An n-gram “is a contiguous sequence of n items from a given sample of text or speech”.The different types are unigram, bigram and trigram for the case when n=1, 2 or 3 respectively. For example, “come in” is bigram.The following codes helps in visualising the top biagrams and trigrams present in each file.The most common unigrams were visualised earlier.Bad and foul words were removed earlier.Also very common words(for,is,was etc)are also removed.

#Creating bigrams
make_bigrams <- function(text, filetype) {
        text %>%
                unnest_tokens(bigram, text, token = "ngrams", n = 2) %>%
                tidyr::separate(bigram, c("word1", "word2"), sep = " ") %>%
                na.omit() %>%
                filter(!word1 %in% stop_words$word,
                       !word2 %in% stop_words$word) %>%
                count(word1, word2, sort = TRUE) %>%
                top_n(n = 10, wt = n) %>% #selects only top 10 values
                slice(row_number(1:10)) %>% #prevents ties (i.e. several bigrams with the 10th highest value)
                mutate(bigram = paste(word1, word2, sep = " ")) %>%
                mutate(file = filetype)
}
bigram_of_blogs <- make_bigrams(clean_blogs_df, "Blogs")
bigram_of_news <- make_bigrams(clean_news_df, "News")
bigram_of_twitter <- make_bigrams(clean_twitter_df, "Twitter")
#Now lets combine the bigrams to a dataframe.
total_bigram <- as.data.frame(rbind.data.frame(bigram_of_blogs, bigram_of_news, bigram_of_twitter))

#Creating trigrams
make_trigrams <- function(text, filetype) {
        text %>%
                unnest_tokens(trigram, text, token = "ngrams", n = 3) %>%
                tidyr::separate(trigram, c("word1", "word2", "word3"), sep = " ") %>%
                na.omit() %>%
                filter(!word1 %in% stop_words$word,
                       !word2 %in% stop_words$word,
                       !word3 %in% stop_words$word) %>%
                count(word1, word2, word3, sort = TRUE) %>%
                top_n(n = 10, wt = n) %>%
                slice(row_number(1:10)) %>%
                mutate(trigram = paste(word1, word2, word3, sep = " ")) %>%
                mutate(file = filetype)
}
trigram_of_blogs <- make_trigrams(clean_blogs_df, "Blogs")
trigram_of_news <- make_trigrams(clean_news_df, "News")
trigram_of_twitter <- make_trigrams(clean_twitter_df, "Twitter")
#combine for easy visualizations
total_trigram <- as.data.frame(rbind.data.frame(trigram_of_blogs, trigram_of_news, trigram_of_twitter))

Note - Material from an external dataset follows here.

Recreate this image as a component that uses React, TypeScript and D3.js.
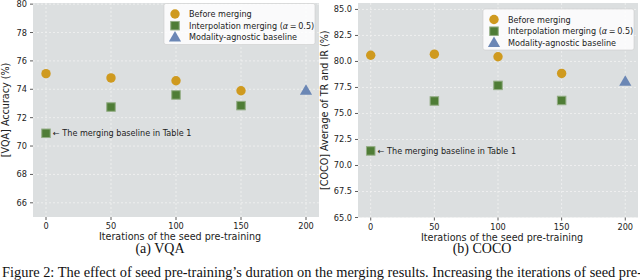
import React from 'react';
import * as d3 from 'd3';

// seed pre-training iterations
const iterations = [0, 50, 100, 150];
const interpIterations = [50, 100, 150];
const baselineIteration = 0;
const agnosticIteration = 200;
const xTicks = [0, 50, 100, 150, 200];

// VQA panel
const vqaBefore = [75.1, 74.8, 74.6, 73.9];
const vqaInterp = [72.75, 73.6, 72.85];
const vqaBaseline = 70.9;
const vqaAgnostic = 73.9;
const vqaTicks = [66, 68, 70, 72, 74, 76, 78, 80];

// COCO panel
const cocoBefore = [80.6, 80.7, 80.45, 78.85];
const cocoInterp = [76.2, 77.7, 76.25];
const cocoBaseline = 71.4;
const cocoAgnostic = 78.05;
const cocoTicks = [65, 67.5, 70, 72.5, 75, 77.5, 80, 82.5, 85];

const legendLabels = ['Before merging', 'Interpolation merging (', 'Modality-agnostic baseline'];

const GOLD = '#cf9a1f';
const GREEN = '#4f7d36';
const GREEN_EDGE = '#93ad84';
const BLUE = '#6b87b5';
const BG = '#dcdfe0';
const FONT = 'DejaVu Sans, Verdana, sans-serif';
const TICK_FS = 8.2;
const LEG_FS = 8.1;
const LABEL_FS = 9.6;

interface PanelProps {
  left: number;
  right: number;
  top: number;
  bottom: number;
  yDomain: [number, number];
  yTicks: number[];
  fmt: (v: number) => string;
  before: number[];
  interp: number[];
  baseline: number;
  agnostic: number;
  yLabel: string;
  yLabelX: number;
  caption: string;
  legendTop: number;
}

const Panel: React.FC<PanelProps> = (p) => {
  const x = d3.scaleLinear().domain([-10, 210]).range([p.left, p.right]);
  const y = d3.scaleLinear().domain(p.yDomain).range([p.bottom, p.top]);
  const tri = d3.symbol().type(d3.symbolTriangle).size(64)() || '';
  const sq = 8.5;
  const lgW = 151;
  const lgX = p.right - 4 - lgW;
  const rows = [p.legendTop + 10.5, p.legendTop + 22.2, p.legendTop + 33.9];
  const mx = lgX + 11;
  const cx = (p.left + p.right) / 2 + 4;

  return (
    <g fontFamily={FONT}>
      <rect x={p.left} y={p.top} width={p.right - p.left} height={p.bottom - p.top} fill={BG} />
      {/* grid */}
      {xTicks.map(t => (
        <line key={'gx' + t} x1={x(t)} x2={x(t)} y1={p.top} y2={p.bottom}
          stroke="#f2f3f3" strokeWidth={0.8} strokeDasharray="2,2" />
      ))}
      {p.yTicks.map(t => (
        <line key={'gy' + t} x1={p.left} x2={p.right} y1={y(t)} y2={y(t)}
          stroke="#f2f3f3" strokeWidth={0.8} strokeDasharray="2,2" />
      ))}
      {/* axes ticks */}
      {xTicks.map(t => (
        <g key={'xt' + t}>
          <line x1={x(t)} x2={x(t)} y1={p.bottom} y2={p.bottom + 3} stroke="#333" strokeWidth={0.8} />
          <text x={x(t)} y={p.bottom + 12} fontSize={TICK_FS} textAnchor="middle" fill="#222">{t}</text>
        </g>
      ))}
      {p.yTicks.map(t => (
        <g key={'yt' + t}>
          <line x1={p.left - 3} x2={p.left} y1={y(t)} y2={y(t)} stroke="#333" strokeWidth={0.8} />
          <text x={p.left - 6} y={y(t) + 3} fontSize={TICK_FS} textAnchor="end" fill="#222">{p.fmt(t)}</text>
        </g>
      ))}
      <text x={cx} y={p.bottom + 23} fontSize={LABEL_FS} textAnchor="middle" fill="#222">
        Iterations of the seed pre-training
      </text>
      <text transform={`translate(${p.yLabelX},${(p.top + p.bottom) / 2}) rotate(-90)`}
        fontSize={LABEL_FS} textAnchor="middle" fill="#222">{p.yLabel}</text>
      {/* marks */}
      {iterations.map((it, i) => (
        <circle key={'b' + it} cx={x(it)} cy={y(p.before[i])} r={4.7} fill={GOLD} />
      ))}
      {interpIterations.map((it, i) => (
        <rect key={'i' + it} x={x(it) - sq / 2} y={y(p.interp[i]) - sq / 2} width={sq} height={sq}
          fill={GREEN} stroke={GREEN_EDGE} strokeWidth={1} />
      ))}
      <rect x={x(baselineIteration) - sq / 2} y={y(p.baseline) - sq / 2} width={sq} height={sq}
        fill={GREEN} stroke={GREEN_EDGE} strokeWidth={1} />
      <text x={x(baselineIteration) + 7} y={y(p.baseline) + 3} fontSize={8.1} fill="#222">
        ← The merging baseline in Table 1
      </text>
      <path d={tri} transform={`translate(${x(agnosticIteration)},${y(p.agnostic) + 0.5})`} fill={BLUE} />
      {/* legend */}
      <rect x={lgX} y={p.legendTop} width={lgW} height={41} rx={2} fill="#ffffff" fillOpacity={0.85}
        stroke="#cccccc" strokeWidth={0.6} />
      <circle cx={mx} cy={rows[0]} r={4.7} fill={GOLD} />
      <rect x={mx - sq / 2} y={rows[1] - sq / 2} width={sq} height={sq} fill={GREEN} stroke={GREEN_EDGE} strokeWidth={1} />
      <path d={tri} transform={`translate(${mx},${rows[2] + 0.5})`} fill={BLUE} />
      <text x={mx + 14} y={rows[0] + 3} fontSize={LEG_FS} fill="#222">{legendLabels[0]}</text>
      <text x={mx + 14} y={rows[1] + 3} fontSize={LEG_FS} fill="#222">
        {legendLabels[1]}<tspan fontStyle="italic">α</tspan>{'\u2009=\u20090.5)'}
      </text>
      <text x={mx + 14} y={rows[2] + 3} fontSize={LEG_FS} fill="#222">{legendLabels[2]}</text>
      {/* caption */}
      <text x={cx - 20} y={253} fontSize={14} textAnchor="middle" fill="#111"
        fontFamily='Liberation Serif, Times New Roman, serif'>{p.caption}</text>
    </g>
  );
};

const App: React.FC = () => {
  return (
    <svg width={640} height={280} style={{ position: 'absolute', left: 0, top: 0, background: '#fff' }}>
      <Panel left={33} right={319} top={3} bottom={217} yDomain={[65, 80.08]} yTicks={vqaTicks}
        fmt={v => String(v)} before={vqaBefore} interp={vqaInterp} baseline={vqaBaseline}
        agnostic={vqaAgnostic} yLabel="[VQA] Accuracy (%)" yLabelX={9} caption="(a) VQA" legendTop={3.5} />
      <Panel left={358} right={638} top={3} bottom={217.5} yDomain={[65, 85.62]} yTicks={cocoTicks}
        fmt={v => v.toFixed(1)} before={cocoBefore} interp={cocoInterp} baseline={cocoBaseline}
        agnostic={cocoAgnostic} yLabel="[COCO] Average of TR and IR (%)" yLabelX={328} caption="(b) COCO" legendTop={9} />
      <text x={2} y={277} fontSize={14.5} fill="#111" textLength={640} lengthAdjust="spacingAndGlyphs"
        fontFamily='Liberation Serif, Times New Roman, serif'>
        Figure 2: The effect of seed pre-training’s duration on the merging results. Increasing the iterations of seed pre-
      </text>
    </svg>
  );
};

export default App;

Visualize the Bigrams & Trigrams

*Conclusion And Next Steps

As we conclude our exploratory analysis,we were able to gather key informations regarding the raw dataset that was presented to us.Now we can build the predictive model for our final capstone project.

###Our main steps would be

-Clean & tokenize the SwiftKey dataset into ngrams of 1-4 words.(Bad words would have been removed)
- Save all separate ngram data sets.
-Create a prediction model which analyses a string by its length and returns the most probable word that comes next.
-Create a shiny app that can use this algorithm to predict words based on user input.